How Many?

Recently I received an e-mail with numerous questions regarding camp operations, programs, etc from a troop that is from out of council.  One of the questions asked was how many adults they could bring up.  Apparently they have many "engaged" parents who want to see Camp Parsons and the troop was inquiring about the ability to add them to their current number and how that would work with the dining hall and their campsite.  The question was worded as "what would you recommend as the maximum number of adults" and I had to chuckle as the first thing that came to mind was "Two".

We are very happy that we have so many engaged adult leaders and parents and of course we are always proud to show off our facility and program, particular to those troops who travel from far distances to attend summer camp.  However there is a fine line between "engagement" and "interference".  During our back and forth e-mails, this particular adult leader was quite sensitive to our concerns about the number of adults (pretty much at parity with the number of scouts) and assured me that the parents from their troop will be way in the background.  I have no doubt that would be their intention, but much like young scouts, adults can be categorized into the saying....."Idle hands are the Devil's workshop."  This usually manifests itself by adults being overly critical about certain merit badges or programs.

All adult leaders and parents want the best for their charges and that is expected.  They want their children or their scouts to have the best possible experience they can as well as participate with their son or scouts in that experience.  However what is lost sight of is the fact that is a Boy Scout program is run by older Boy Scouts; not educators with teaching certificates (although the vast majority of our staff go to college).  Teaching plans and programs are built around the fact that the scout has an attention span of about 3 seconds.  The point behind most of our activities is trying to keep the scouts engaged and moving....somewhat difficult when there is some "lecture" aspects as part of the teaching plan or safety instructions.  There is another rule to my expanding theory of scout physics; the number of "constructive" comments I receive from adults is directly proportional to the number of adults present.  We do our best to provide an outstanding experience for scouts and yes, occasionally we will have a bad instructor or something will not "gel" right with a class and we do our best to fix those deficiencies.  However, the scouts always seem to have a good time regardless of the concerns of their parents.  I had one parent who followed his son around to every merit badge class he took and that parent told me he was concerned that his son was getting the merit badge without completing all of the requirements.  I was glad he told me that as then we could take a look and see if something was amiss (which it really wasn't.  What the issue was is that the parent wanted to add more to the requirements so that the parent could feel that his son really knew his stuff....that is not the way it works).  However as I told that parent, as I have many Scoutmasters, if you don't think a scout completed the requirements, you don't have to give him the merit badge until it meets those requirements to your satisfaction.  At the end of the week we give you the blue cards, we do not give them to the scouts.  So you always have the final say.

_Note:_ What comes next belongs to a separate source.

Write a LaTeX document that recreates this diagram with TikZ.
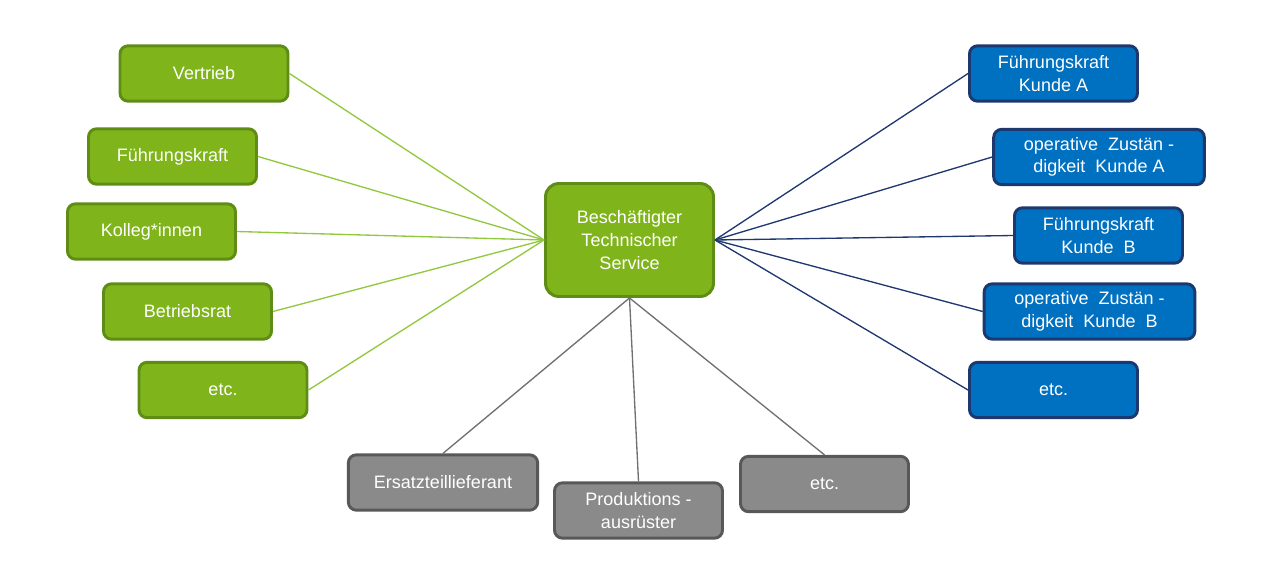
\documentclass[tikz,border=0pt]{standalone}
\usepackage{fontspec}
\setmainfont{Liberation Sans}
\definecolor{gruen}{RGB}{127,181,27}
\definecolor{gruenrand}{RGB}{94,140,20}
\definecolor{gruenlinie}{RGB}{146,200,62}
\definecolor{blau}{RGB}{0,112,192}
\definecolor{blaurand}{RGB}{28,56,110}
\definecolor{blaulinie}{RGB}{31,56,112}
\definecolor{grau}{RGB}{138,138,138}
\definecolor{graurand}{RGB}{88,88,88}
\definecolor{graulinie}{RGB}{112,112,112}

\begin{document}
\begin{tikzpicture}[x=0.75pt,y=-0.75pt,
    box/.style={rectangle,rounded corners=6pt,line width=2.2pt,text=white,align=center,
        minimum width=126pt,minimum height=41.5pt,inner sep=2pt,font=\fontsize{13.5}{17}\selectfont},
    gbox/.style={box,fill=gruen,draw=gruenrand},
    bbox/.style={box,fill=blau,draw=blaurand},
    hbox/.style={box,fill=grau,draw=graurand}]
    \useasboundingbox (0,0) rectangle (1273,564);
    % Mitte
    \node[gbox,minimum height=84.75pt,rounded corners=10pt] (ts) at (629.5,240) {Beschäftigter\\Technischer\\Service};
    % links
    \node[gbox] (vertrieb) at (204,73.5) {Vertrieb};
    \node[gbox] (fk) at (172.5,156.5) {Führungskraft};
    \node[gbox] (kollegen) at (151.5,231.5) {Kolleg*innen};
    \node[gbox] (br) at (187.5,311.5) {Betriebsrat};
    \node[gbox] (etcl) at (223,390) {etc.};
    % rechts
    \node[bbox] (fka) at (1053.5,73.5) {Führungskraft\\Kunde A};
    \node[bbox,minimum width=158pt] (opa) at (1099,157) {operative~ Zustän -\\digkeit~ Kunde A};
    \node[bbox] (fkb) at (1098.5,235.5) {Führungskraft\\Kunde~ B};
    \node[bbox,minimum width=158pt] (opb) at (1089.5,311.5) {operative~ Zustän -\\digkeit~ Kunde~ B};
    \node[bbox] (etcr) at (1053.5,390) {etc.};
    % unten
    \node[hbox,minimum width=142pt] (ersatz) at (443,482.5) {Ersatzteillieferant};
    \node[hbox] (prod) at (638.5,510.5) {Produktions -\\ausrüster};
    \node[hbox] (etcu) at (824.5,484) {etc.};
    % Linien
    \foreach \n in {vertrieb,fk,kollegen,br,etcl}
        \draw[gruenlinie,line width=1pt] (ts.west) -- (\n.east);
    \foreach \n in {fka,opa,fkb,opb,etcr}
        \draw[blaulinie,line width=1pt] (ts.east) -- (\n.west);
    \foreach \n in {ersatz,prod,etcu}
        \draw[graulinie,line width=1pt] (ts.south) -- (\n.north);
\end{tikzpicture}
\end{document}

Finally, the food........jeez, if I could go one summer without the usual comments.  There are many good suggestions that Scoutmasters and parents have given us and many of those constructive suggestions have been implemented............but c'mon folks; can we do without the sarcastic, derogatory, back-handed comments?  Again, the amount of complaints we receive is directly proportional to the number of adults we have attending.  Yes, we serve a lot of processed foods; Yes, the food could be hotter; Yes, we could have more selections for vegetarians; Yes, the dining hall is cramped/tight/warm........benches that seat four scouts can seat only two adults, but four are there regardless.  Yes.....we have heard this over and over and over again.  This is the reason for the new dining hall which would be built now if I received $5 for each complaint I had to listen to over the past five years.  You may be surprised to hear this; not one scout has ever....ever died of starvation or malnutrition during their week at Camp Parsons.  You would be surprised how many fruits and vegetables we throw away each day.  Bottom line, most adults are complaining because the food is not what they would want and I understand.......but the camp is designed for Boy Scouts, not adult leaders.  That being said, salad bars are planned in the new dining hall as are more meals from scratch and we always have fruit available at each meal if you want to encourage your scouts to eat them.  We want the kids to have nutritious meals (and that is a big definition), be happy and full without having to jack up the cost of camp fees only to find that most of it heads towards the dumpsters.

I don't mean to be too harsh as we depend on adult volunteers to power this program.  If adult leaders did not take vacation time to be with their troops then there would be no Camp Parsons.....just a bunch of us old cynical folks sitting on the shores of Jackson Cove (hey, wait a minute....).  However, when I am asked how many adults should a troop come will always be "two" as my first thought.